Several examples of industrial design copyright laws from other countries are also mentioned in the brief, noting that in England, “copying a registered design is a criminal offense and infringers face money damages or an account of their profits as an alternative equitable remedy” while in France “design patent infringers […] face not only total profit damages, but also damages reflecting the cost savings of promotional investments resulting from the pirated design, prison sentences of up to three years, and temporary or permanent closure of their business” and in Italy “design patent infringers face permanent injunctions, attachment and destruction of the counterfeited goods, and criminal sanctions, in addition to money damages.” Thus, the brief states, design protection laws in the U.S. must remain strong in order to maintain “America’s lead” in the field of industrial design to continue to “incentivize investment in great design” and by rejecting any “proposals that seek to drastically alter design protections—including serious consequences for infringement.”
After Apple’s initial $930 million award in the case, an appellate court later dropped the awarded amount to $548 million, and Samsung originally agreed to pay after further lower-court appeals were rejected.
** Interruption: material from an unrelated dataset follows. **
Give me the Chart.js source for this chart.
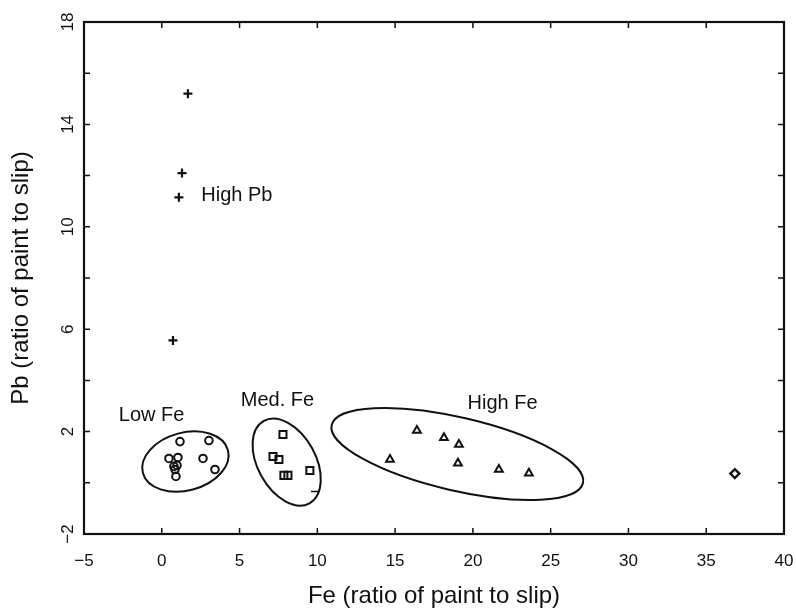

However, less than two weeks after agreeing to settle the amount with Apple, Samsung appealed the case to the U.S. Supreme Court, asking that it review rulings concerning “design patents” around the look and feel of a product, arguing that the lower courts misapplied the law around design patents regarding ornamental versus functional aspects of a product’s design, and that the 1887 law pertaining to design patents is “outdated and too punitive for modern products such as a smartphone” by requiring that the entire profits from sales of an infringing device be awarded, not merely the profits that would be relevant to the case of infringement. “Under that rule, a jury that awards infringer’s profits must award the entire profits on a car…that contains an infringing cup-holder,” wrote Samsung’s lawyer in the brief.